_Exercise task_. Set down all of the data that follows word for word, without the images.

_Collected material_.

_ _ _

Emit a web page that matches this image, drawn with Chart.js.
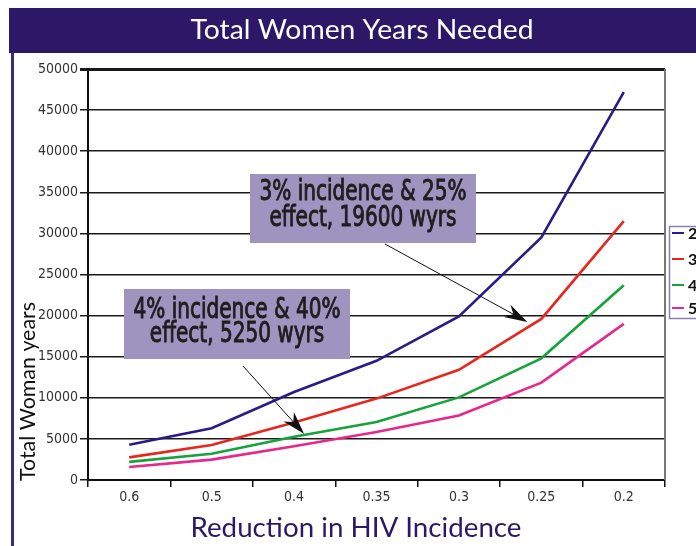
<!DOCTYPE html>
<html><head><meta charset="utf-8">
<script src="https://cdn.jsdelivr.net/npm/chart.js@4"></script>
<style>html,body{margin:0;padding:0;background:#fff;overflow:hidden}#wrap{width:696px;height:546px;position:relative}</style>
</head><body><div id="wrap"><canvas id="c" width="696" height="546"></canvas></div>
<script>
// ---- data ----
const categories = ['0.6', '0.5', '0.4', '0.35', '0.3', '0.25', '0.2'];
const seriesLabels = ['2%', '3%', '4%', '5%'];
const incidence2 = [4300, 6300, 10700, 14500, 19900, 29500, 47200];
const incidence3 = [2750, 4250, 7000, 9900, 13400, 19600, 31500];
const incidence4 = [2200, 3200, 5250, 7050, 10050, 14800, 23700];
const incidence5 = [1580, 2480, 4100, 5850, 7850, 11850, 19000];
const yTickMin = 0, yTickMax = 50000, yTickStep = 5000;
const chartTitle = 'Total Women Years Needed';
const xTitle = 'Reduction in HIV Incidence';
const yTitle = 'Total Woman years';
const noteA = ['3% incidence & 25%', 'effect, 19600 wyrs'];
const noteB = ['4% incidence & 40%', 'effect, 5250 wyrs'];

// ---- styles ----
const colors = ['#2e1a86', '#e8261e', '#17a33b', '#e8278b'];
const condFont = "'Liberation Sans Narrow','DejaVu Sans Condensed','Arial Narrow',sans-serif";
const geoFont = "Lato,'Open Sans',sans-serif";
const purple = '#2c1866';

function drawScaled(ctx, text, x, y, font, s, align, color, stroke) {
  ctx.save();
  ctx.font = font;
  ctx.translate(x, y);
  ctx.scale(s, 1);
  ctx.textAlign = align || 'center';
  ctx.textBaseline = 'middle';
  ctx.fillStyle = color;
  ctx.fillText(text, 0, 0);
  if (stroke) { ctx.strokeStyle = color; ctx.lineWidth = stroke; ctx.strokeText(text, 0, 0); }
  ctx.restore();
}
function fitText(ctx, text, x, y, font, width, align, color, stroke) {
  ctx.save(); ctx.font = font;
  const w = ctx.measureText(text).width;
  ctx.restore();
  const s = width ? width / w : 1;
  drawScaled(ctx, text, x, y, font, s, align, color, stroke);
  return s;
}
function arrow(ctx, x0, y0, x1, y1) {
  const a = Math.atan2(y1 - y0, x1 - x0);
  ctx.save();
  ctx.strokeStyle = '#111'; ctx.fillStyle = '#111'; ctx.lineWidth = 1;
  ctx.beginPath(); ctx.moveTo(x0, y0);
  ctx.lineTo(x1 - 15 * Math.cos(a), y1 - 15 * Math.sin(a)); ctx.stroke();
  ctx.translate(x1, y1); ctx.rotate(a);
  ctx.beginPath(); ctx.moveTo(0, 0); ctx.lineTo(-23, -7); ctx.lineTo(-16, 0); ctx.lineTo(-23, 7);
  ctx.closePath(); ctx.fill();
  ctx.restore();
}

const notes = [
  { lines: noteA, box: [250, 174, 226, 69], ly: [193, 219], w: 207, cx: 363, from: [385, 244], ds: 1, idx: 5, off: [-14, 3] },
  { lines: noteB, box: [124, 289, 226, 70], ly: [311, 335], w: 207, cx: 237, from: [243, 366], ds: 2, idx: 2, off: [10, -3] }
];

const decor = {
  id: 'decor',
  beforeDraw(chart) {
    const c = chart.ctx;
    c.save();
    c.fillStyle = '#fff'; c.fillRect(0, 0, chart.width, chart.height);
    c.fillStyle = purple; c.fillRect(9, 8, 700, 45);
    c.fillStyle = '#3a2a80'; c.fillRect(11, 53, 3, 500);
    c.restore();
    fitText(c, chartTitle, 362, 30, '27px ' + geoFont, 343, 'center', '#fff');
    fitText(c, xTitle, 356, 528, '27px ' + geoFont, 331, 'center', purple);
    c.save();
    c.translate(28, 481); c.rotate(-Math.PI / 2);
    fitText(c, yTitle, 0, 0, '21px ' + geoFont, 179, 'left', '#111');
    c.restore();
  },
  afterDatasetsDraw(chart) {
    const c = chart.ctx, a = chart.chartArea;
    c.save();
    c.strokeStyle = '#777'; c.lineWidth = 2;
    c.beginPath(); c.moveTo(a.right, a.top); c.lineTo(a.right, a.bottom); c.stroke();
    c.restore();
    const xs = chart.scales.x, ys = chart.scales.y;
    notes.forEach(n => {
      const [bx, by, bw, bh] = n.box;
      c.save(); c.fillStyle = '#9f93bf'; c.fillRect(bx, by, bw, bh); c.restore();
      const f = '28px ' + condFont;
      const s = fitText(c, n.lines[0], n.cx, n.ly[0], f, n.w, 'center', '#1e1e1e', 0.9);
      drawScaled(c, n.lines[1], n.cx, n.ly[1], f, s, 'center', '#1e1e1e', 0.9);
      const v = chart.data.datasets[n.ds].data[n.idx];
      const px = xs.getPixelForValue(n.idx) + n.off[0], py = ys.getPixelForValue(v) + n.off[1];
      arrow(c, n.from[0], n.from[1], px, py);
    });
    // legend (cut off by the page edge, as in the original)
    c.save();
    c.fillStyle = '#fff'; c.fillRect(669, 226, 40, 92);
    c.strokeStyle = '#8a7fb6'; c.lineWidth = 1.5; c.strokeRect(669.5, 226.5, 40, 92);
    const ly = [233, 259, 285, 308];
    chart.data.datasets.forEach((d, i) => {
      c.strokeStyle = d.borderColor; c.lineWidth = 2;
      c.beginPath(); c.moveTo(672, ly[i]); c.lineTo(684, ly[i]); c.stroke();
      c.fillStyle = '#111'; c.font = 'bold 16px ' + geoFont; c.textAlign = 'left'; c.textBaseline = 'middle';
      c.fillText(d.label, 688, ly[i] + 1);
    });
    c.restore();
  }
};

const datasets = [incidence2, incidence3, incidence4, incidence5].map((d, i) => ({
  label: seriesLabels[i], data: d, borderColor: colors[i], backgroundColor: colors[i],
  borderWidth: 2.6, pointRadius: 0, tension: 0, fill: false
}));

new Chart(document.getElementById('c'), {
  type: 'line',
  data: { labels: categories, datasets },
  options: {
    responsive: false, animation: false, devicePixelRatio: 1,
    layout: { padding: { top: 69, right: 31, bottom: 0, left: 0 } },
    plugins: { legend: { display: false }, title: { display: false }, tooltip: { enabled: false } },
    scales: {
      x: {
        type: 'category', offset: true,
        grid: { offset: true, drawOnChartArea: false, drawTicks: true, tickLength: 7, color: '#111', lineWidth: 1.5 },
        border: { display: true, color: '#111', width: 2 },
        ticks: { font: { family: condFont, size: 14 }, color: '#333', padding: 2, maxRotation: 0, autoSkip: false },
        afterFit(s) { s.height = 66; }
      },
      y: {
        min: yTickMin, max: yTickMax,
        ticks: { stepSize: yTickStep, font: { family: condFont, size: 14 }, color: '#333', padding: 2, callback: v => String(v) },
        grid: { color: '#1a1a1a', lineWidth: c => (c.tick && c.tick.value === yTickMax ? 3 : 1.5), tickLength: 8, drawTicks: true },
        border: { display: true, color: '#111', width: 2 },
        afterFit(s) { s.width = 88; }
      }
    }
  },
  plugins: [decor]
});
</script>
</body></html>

_ _ _

_Response_.
Emit a web page that matches this image, drawn with Chart.js.
<!DOCTYPE html>
<html><head><meta charset="utf-8">
<script src="https://cdn.jsdelivr.net/npm/chart.js@4"></script>
<style>html,body{margin:0;padding:0;background:#fff;overflow:hidden}#wrap{width:696px;height:546px;position:relative}</style>
</head><body><div id="wrap"><canvas id="c" width="696" height="546"></canvas></div>
<script>
// ---- data ----
const categories = ['0.6', '0.5', '0.4', '0.35', '0.3', '0.25', '0.2'];
const seriesLabels = ['2%', '3%', '4%', '5%'];
const incidence2 = [4300, 6300, 10700, 14500, 19900, 29500, 47200];
const incidence3 = [2750, 4250, 7000, 9900, 13400, 19600, 31500];
const incidence4 = [2200, 3200, 5250, 7050, 10050, 14800, 23700];
const incidence5 = [1580, 2480, 4100, 5850, 7850, 11850, 19000];
const yTickMin = 0, yTickMax = 50000, yTickStep = 5000;
const chartTitle = 'Total Women Years Needed';
const xTitle = 'Reduction in HIV Incidence';
const yTitle = 'Total Woman years';
const noteA = ['3% incidence & 25%', 'effect, 19600 wyrs'];
const noteB = ['4% incidence & 40%', 'effect, 5250 wyrs'];

// ---- styles ----
const colors = ['#2e1a86', '#e8261e', '#17a33b', '#e8278b'];
const condFont = "'Liberation Sans Narrow','DejaVu Sans Condensed','Arial Narrow',sans-serif";
const geoFont = "Lato,'Open Sans',sans-serif";
const purple = '#2c1866';

function drawScaled(ctx, text, x, y, font, s, align, color, stroke) {
  ctx.save();
  ctx.font = font;
  ctx.translate(x, y);
  ctx.scale(s, 1);
  ctx.textAlign = align || 'center';
  ctx.textBaseline = 'middle';
  ctx.fillStyle = color;
  ctx.fillText(text, 0, 0);
  if (stroke) { ctx.strokeStyle = color; ctx.lineWidth = stroke; ctx.strokeText(text, 0, 0); }
  ctx.restore();
}
function fitText(ctx, text, x, y, font, width, align, color, stroke) {
  ctx.save(); ctx.font = font;
  const w = ctx.measureText(text).width;
  ctx.restore();
  const s = width ? width / w : 1;
  drawScaled(ctx, text, x, y, font, s, align, color, stroke);
  return s;
}
function arrow(ctx, x0, y0, x1, y1) {
  const a = Math.atan2(y1 - y0, x1 - x0);
  ctx.save();
  ctx.strokeStyle = '#111'; ctx.fillStyle = '#111'; ctx.lineWidth = 1;
  ctx.beginPath(); ctx.moveTo(x0, y0);
  ctx.lineTo(x1 - 15 * Math.cos(a), y1 - 15 * Math.sin(a)); ctx.stroke();
  ctx.translate(x1, y1); ctx.rotate(a);
  ctx.beginPath(); ctx.moveTo(0, 0); ctx.lineTo(-23, -7); ctx.lineTo(-16, 0); ctx.lineTo(-23, 7);
  ctx.closePath(); ctx.fill();
  ctx.restore();
}

const notes = [
  { lines: noteA, box: [250, 174, 226, 69], ly: [193, 219], w: 207, cx: 363, from: [385, 244], ds: 1, idx: 5, off: [-14, 3] },
  { lines: noteB, box: [124, 289, 226, 70], ly: [311, 335], w: 207, cx: 237, from: [243, 366], ds: 2, idx: 2, off: [10, -3] }
];

const decor = {
  id: 'decor',
  beforeDraw(chart) {
    const c = chart.ctx;
    c.save();
    c.fillStyle = '#fff'; c.fillRect(0, 0, chart.width, chart.height);
    c.fillStyle = purple; c.fillRect(9, 8, 700, 45);
    c.fillStyle = '#3a2a80'; c.fillRect(11, 53, 3, 500);
    c.restore();
    fitText(c, chartTitle, 362, 30, '27px ' + geoFont, 343, 'center', '#fff');
    fitText(c, xTitle, 356, 528, '27px ' + geoFont, 331, 'center', purple);
    c.save();
    c.translate(28, 481); c.rotate(-Math.PI / 2);
    fitText(c, yTitle, 0, 0, '21px ' + geoFont, 179, 'left', '#111');
    c.restore();
  },
  afterDatasetsDraw(chart) {
    const c = chart.ctx, a = chart.chartArea;
    c.save();
    c.strokeStyle = '#777'; c.lineWidth = 2;
    c.beginPath(); c.moveTo(a.right, a.top); c.lineTo(a.right, a.bottom); c.stroke();
    c.restore();
    const xs = chart.scales.x, ys = chart.scales.y;
    notes.forEach(n => {
      const [bx, by, bw, bh] = n.box;
      c.save(); c.fillStyle = '#9f93bf'; c.fillRect(bx, by, bw, bh); c.restore();
      const f = '28px ' + condFont;
      const s = fitText(c, n.lines[0], n.cx, n.ly[0], f, n.w, 'center', '#1e1e1e', 0.9);
      drawScaled(c, n.lines[1], n.cx, n.ly[1], f, s, 'center', '#1e1e1e', 0.9);
      const v = chart.data.datasets[n.ds].data[n.idx];
      const px = xs.getPixelForValue(n.idx) + n.off[0], py = ys.getPixelForValue(v) + n.off[1];
      arrow(c, n.from[0], n.from[1], px, py);
    });
    // legend (cut off by the page edge, as in the original)
    c.save();
    c.fillStyle = '#fff'; c.fillRect(669, 226, 40, 92);
    c.strokeStyle = '#8a7fb6'; c.lineWidth = 1.5; c.strokeRect(669.5, 226.5, 40, 92);
    const ly = [233, 259, 285, 308];
    chart.data.datasets.forEach((d, i) => {
      c.strokeStyle = d.borderColor; c.lineWidth = 2;
      c.beginPath(); c.moveTo(672, ly[i]); c.lineTo(684, ly[i]); c.stroke();
      c.fillStyle = '#111'; c.font = 'bold 16px ' + geoFont; c.textAlign = 'left'; c.textBaseline = 'middle';
      c.fillText(d.label, 688, ly[i] + 1);
    });
    c.restore();
  }
};

const datasets = [incidence2, incidence3, incidence4, incidence5].map((d, i) => ({
  label: seriesLabels[i], data: d, borderColor: colors[i], backgroundColor: colors[i],
  borderWidth: 2.6, pointRadius: 0, tension: 0, fill: false
}));

new Chart(document.getElementById('c'), {
  type: 'line',
  data: { labels: categories, datasets },
  options: {
    responsive: false, animation: false, devicePixelRatio: 1,
    layout: { padding: { top: 69, right: 31, bottom: 0, left: 0 } },
    plugins: { legend: { display: false }, title: { display: false }, tooltip: { enabled: false } },
    scales: {
      x: {
        type: 'category', offset: true,
        grid: { offset: true, drawOnChartArea: false, drawTicks: true, tickLength: 7, color: '#111', lineWidth: 1.5 },
        border: { display: true, color: '#111', width: 2 },
        ticks: { font: { family: condFont, size: 14 }, color: '#333', padding: 2, maxRotation: 0, autoSkip: false },
        afterFit(s) { s.height = 66; }
      },
      y: {
        min: yTickMin, max: yTickMax,
        ticks: { stepSize: yTickStep, font: { family: condFont, size: 14 }, color: '#333', padding: 2, callback: v => String(v) },
        grid: { color: '#1a1a1a', lineWidth: c => (c.tick && c.tick.value === yTickMax ? 3 : 1.5), tickLength: 8, drawTicks: true },
        border: { display: true, color: '#111', width: 2 },
        afterFit(s) { s.width = 88; }
      }
    }
  },
  plugins: [decor]
});
</script>
</body></html>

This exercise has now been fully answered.